Ladies and gentlemen: I present to you... the last page of my novel.
Some part of me thought I'd never see it again. I can tell that part of me to shove it, because I've finished my second draft.
Now comes the hard stuff. All those little yellow post-its? Those are things I need to address in the next edit.
All these pages and pages of notes?
According to my editing instructions for this book, the next edit will be one of the most difficult: correcting all of the major faults. I addressed some of them in the most recent edit (such as changing my main character's age), but I've discovered many more problems.

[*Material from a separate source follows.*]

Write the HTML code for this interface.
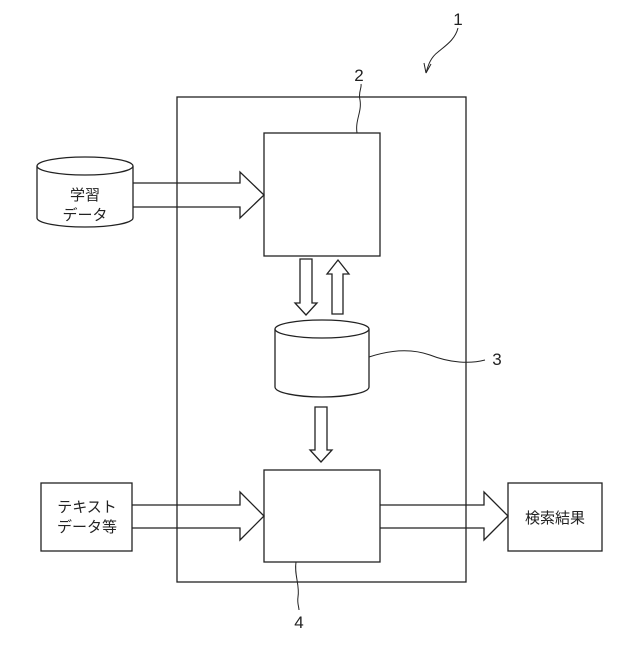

Maybe I should have done the really hard stuff on my first edit, but I'm glad I didn't. One of the huge problems I unveiled was a certain character who could have solved two hundred pages of problems thirty years ago - now, I need a reason that he didn't. I also added important elements to the world I created - things that may result in an entirely different ending.
Did I mention this story doesn't have an ending yet? That's okay too, though, because what I have so far may be a stand-alone book. But at this point, I have to know the end in order to work on the beginning.
One thing I do know: never again will I write a book entirely based on a one-word idea (zombies). Never again will I write a whole book without plotting any of it. And never again will I restrain myself to only 30 days (or in this case, 27) in which to write it. All of that just leaves a lot of mess to be cleaned up.
This is not to say that I won't do National Novel Writing Month again. I love NaNoWriMo to death. It gave me faith in myself, and it got this idea out of my brain - an idea I never knew I had. I'm thrilled that I went through with it, and it's a great starting point. But to have a more... approachable first draft, I need have a plan, at least.
I had no idea where I was going when I started this book, but now I can see the path through the trees. I think it's a manageable hike.